UBIQUITY: Including high-tech companies?
HILL: Including high-tech companies. High-tech is legendary for being a bad brander. Let me use Compaq as an example. Think about it. Why would you use the name Compaq for servers? You have the best brand name ever created for small computers, so instead you put it on a bunch of stuff where the brand has no relevance. High-tech people frequently copy each other. The iMac is a success, so a year later, Compaq comes out with iPAQ. High-tech folks don't think through the ramifications of their actions. For example, they put "Intel Inside" on the front of all those PCs.
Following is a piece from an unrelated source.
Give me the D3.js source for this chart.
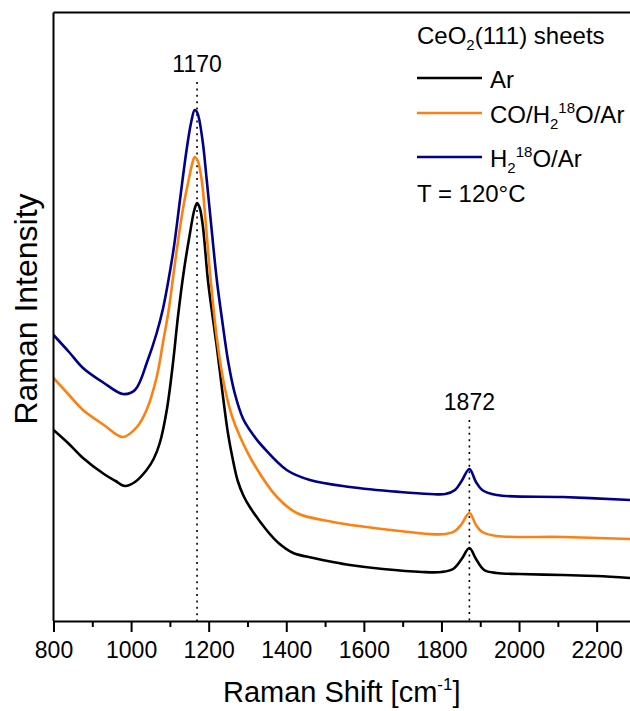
<!DOCTYPE html>
<html>
<head>
<meta charset="utf-8">
<script src="https://cdn.jsdelivr.net/npm/d3@7"></script>
<style>
  body { margin: 0; background: #fff; }
  text { font-family: "Liberation Sans", Arial, sans-serif; fill: #000; }
</style>
</head>
<body>
<div id="chart"></div>
<script>
// Raman spectra of CeO2(111) sheets, intensity in arbitrary units

// Ar spectrum
const arShift = [800, 840, 876, 930, 960, 984, 1010, 1040, 1058, 1074, 1092, 1108, 1121, 1136, 1151, 1163, 1170, 1177, 1185, 1198, 1210, 1221, 1237, 1250, 1263, 1275, 1290, 1306, 1349, 1380, 1418, 1470, 1520, 1564, 1649, 1750, 1800, 1830, 1852, 1872, 1889, 1910, 1942, 2000, 2113, 2200, 2286];
const arIntensity = [191, 177, 163, 147, 140, 135, 139, 151, 162, 178, 211, 258, 305, 350, 386, 411, 418, 413, 395, 341, 305, 274, 224, 187, 160, 140, 125, 114, 91, 78, 68, 63, 59, 56, 52, 49, 49, 52, 62, 73, 62, 51, 48, 47, 46, 45, 43];

// CO/H2 18O/Ar spectrum
const coShift = [800, 840, 876, 930, 979, 1015, 1040, 1066, 1082, 1097, 1108, 1121, 1135, 1150, 1158, 1164, 1171, 1182, 1192, 1203, 1222, 1240, 1260, 1280, 1315, 1376, 1427, 1520, 1607, 1770, 1810, 1835, 1852, 1872, 1889, 1905, 1942, 2113, 2286];
const coIntensity = [243, 226, 211, 196, 184, 194, 211, 244, 278, 311, 343, 380, 415, 444, 458, 464, 461, 441, 400, 350, 280, 236, 205, 185, 158, 124, 108, 99, 94, 87, 87, 90, 97, 108, 96, 89, 85, 84, 82];

// H2 18O/Ar spectrum
const h2oShift = [800, 840, 876, 930, 979, 1010, 1043, 1066, 1082, 1095, 1110, 1126, 1143, 1155, 1164, 1171, 1184, 1195, 1208, 1221, 1235, 1250, 1267, 1289, 1315, 1340, 1401, 1461, 1564, 1693, 1770, 1810, 1835, 1852, 1872, 1889, 1905, 1942, 2113, 2286];
const h2oIntensity = [286, 269, 253, 238, 227, 231, 261, 288, 312, 338, 373, 421, 471, 499, 511, 508, 481, 441, 390, 341, 300, 260, 228, 202, 186, 174, 151, 141, 134, 129, 127, 127, 131, 140, 152, 139, 131, 126, 124, 121];

// peak marks
const peakPositions = [1170, 1872];
const peakTops = [539, 201];

// x axis ticks
const majorTicks = [800, 1000, 1200, 1400, 1600, 1800, 2000, 2200];
const minorTicks = [900, 1100, 1300, 1500, 1700, 1900, 2100];

// Set Chart Dimensions and Margins
const margin = {top: 12.5, right: 0, bottom: 90, left: 53.5},
      width = 630 - margin.left - margin.right,
      height = 711 - margin.top - margin.bottom;

const svg = d3.select("#chart")
  .append("svg")
    .attr("width", width + margin.left + margin.right)
    .attr("height", height + margin.top + margin.bottom)
  .append("g")
    .attr("transform", `translate(${margin.left},${margin.top})`);

const x = d3.scaleLinear()
  .domain([800, 2286])
  .range([0, width]);

const y = d3.scaleLinear()
  .domain([0, height])
  .range([height, 0]);

// series table built from the arrays
const series = [
  {name: "Ar", color: "#000000", shift: arShift, intensity: arIntensity},
  {name: "CO/H2 18O/Ar", color: "#ff8010", shift: coShift, intensity: coIntensity},
  {name: "H2 18O/Ar", color: "#00008b", shift: h2oShift, intensity: h2oIntensity}
];

svg.append("clipPath")
    .attr("id", "clip")
  .append("rect")
    .attr("width", width)
    .attr("height", height);

// dotted peak lines
svg.selectAll(".peakline")
  .data(peakPositions)
  .enter()
  .append("line")
    .attr("x1", d => x(d))
    .attr("x2", d => x(d))
    .attr("y1", (d, i) => y(peakTops[i]))
    .attr("y2", height)
    .attr("stroke", "#000")
    .attr("stroke-width", 1.6)
    .attr("stroke-dasharray", "2,4.4");

svg.selectAll(".peaklabel")
  .data(peakPositions)
  .enter()
  .append("text")
    .attr("x", d => x(d))
    .attr("y", (d, i) => y(peakTops[i]) - 10)
    .attr("text-anchor", "middle")
    .style("font-size", "23px")
    .text(d => d);

// spectra
const line = d3.line()
  .x(d => x(d[0]))
  .y(d => y(d[1]))
  .curve(d3.curveCatmullRom.alpha(0.5));

svg.append("g")
    .attr("clip-path", "url(#clip)")
  .selectAll("path")
  .data(series)
  .enter()
  .append("path")
    .attr("fill", "none")
    .attr("stroke", d => d.color)
    .attr("stroke-width", 2.6)
    .attr("stroke-linejoin", "round")
    .attr("d", d => line(d.shift.map((s, i) => [s, d.intensity[i]])));

// frame: top and left
svg.append("line")
    .attr("x1", 0).attr("x2", width)
    .attr("y1", 0).attr("y2", 0)
    .attr("stroke", "#000").attr("stroke-width", 2);
svg.append("line")
    .attr("x1", 0).attr("x2", 0)
    .attr("y1", 0).attr("y2", height)
    .attr("stroke", "#000").attr("stroke-width", 2);

// x axis, minor ticks first
svg.append("g")
    .attr("transform", `translate(0,${height})`)
    .call(d3.axisBottom(x).tickValues(minorTicks).tickSize(6).tickSizeOuter(0).tickFormat(""))
    .call(g => g.select(".domain").remove())
    .selectAll("line").attr("stroke-width", 2);

const xAxis = svg.append("g")
    .attr("transform", `translate(0,${height})`)
    .call(d3.axisBottom(x).tickValues(majorTicks).tickSize(11).tickSizeOuter(0).tickPadding(10).tickFormat(d3.format("d")));
xAxis.select(".domain").attr("stroke-width", 2);
xAxis.selectAll("line").attr("stroke-width", 2);
xAxis.selectAll("text")
    .style("font-size", "23px")
    .style("font-family", "Liberation Sans, Arial, sans-serif");

// axis titles
const xTitle = svg.append("text")
    .attr("x", width / 2)
    .attr("y", height + 81)
    .attr("text-anchor", "middle")
    .style("font-size", "29px");
xTitle.append("tspan").text("Raman Shift [cm");
xTitle.append("tspan").attr("dy", -12).style("font-size", "17px").text("-1");
xTitle.append("tspan").attr("dy", 12).text("]");

svg.append("text")
    .attr("transform", `translate(${37 - margin.left},${309 - margin.top}) rotate(-90)`)
    .attr("text-anchor", "middle")
    .style("font-size", "32px")
    .text("Raman Intensity");

// legend
const legend = svg.append("g")
    .attr("transform", `translate(${417 - margin.left},0)`);

const head = legend.append("text")
    .attr("x", 0).attr("y", 31)
    .style("font-size", "24px");
head.append("tspan").text("CeO");
head.append("tspan").attr("dy", 6).style("font-size", "15px").text("2");
head.append("tspan").attr("dy", -6).text("(111) sheets");

const rowY = [65.5, 100.5, 144.5];

legend.selectAll(".legline")
  .data(series)
  .enter()
  .append("line")
    .attr("x1", 0).attr("x2", 65)
    .attr("y1", (d, i) => rowY[i]).attr("y2", (d, i) => rowY[i])
    .attr("stroke", d => d.color)
    .attr("stroke-width", 2.6);

// Ar
legend.append("text").attr("x", 73).attr("y", rowY[0] + 9.5).style("font-size", "24px").text("Ar");

// CO/H2 18O/Ar
const t2 = legend.append("text").attr("x", 73).attr("y", rowY[1] + 9.5).style("font-size", "24px");
t2.append("tspan").text("CO/H");
t2.append("tspan").attr("dy", 6).style("font-size", "15px").text("2");
t2.append("tspan").attr("dy", -16).style("font-size", "15px").text("18");
t2.append("tspan").attr("dy", 10).text("O/Ar");

// H2 18O/Ar
const t3 = legend.append("text").attr("x", 73).attr("y", rowY[2] + 10).style("font-size", "24px");
t3.append("tspan").text("H");
t3.append("tspan").attr("dy", 6).style("font-size", "15px").text("2");
t3.append("tspan").attr("dy", -16).style("font-size", "15px").text("18");
t3.append("tspan").attr("dy", 10).text("O/Ar");

legend.append("text").attr("x", 0).attr("y", 189.5).style("font-size", "24px").text("T = 120°C");
</script>
</body>
</html>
The result is that you now have a lot of PC makers whose brands aren't very strong because people are looking for an Intel 733 chip. High-tech folks probably have to learn how to manage brands first before they get to brand portfolios. The Microsofts and the Yahoos! are rarities in the high-tech world. EMC and IBM are good branders in high-tech. But there are an awful lot of high-tech companies that have been very careless in how they branded, and they're probably going to have to undo a lot of those things before they get into brand portfolios.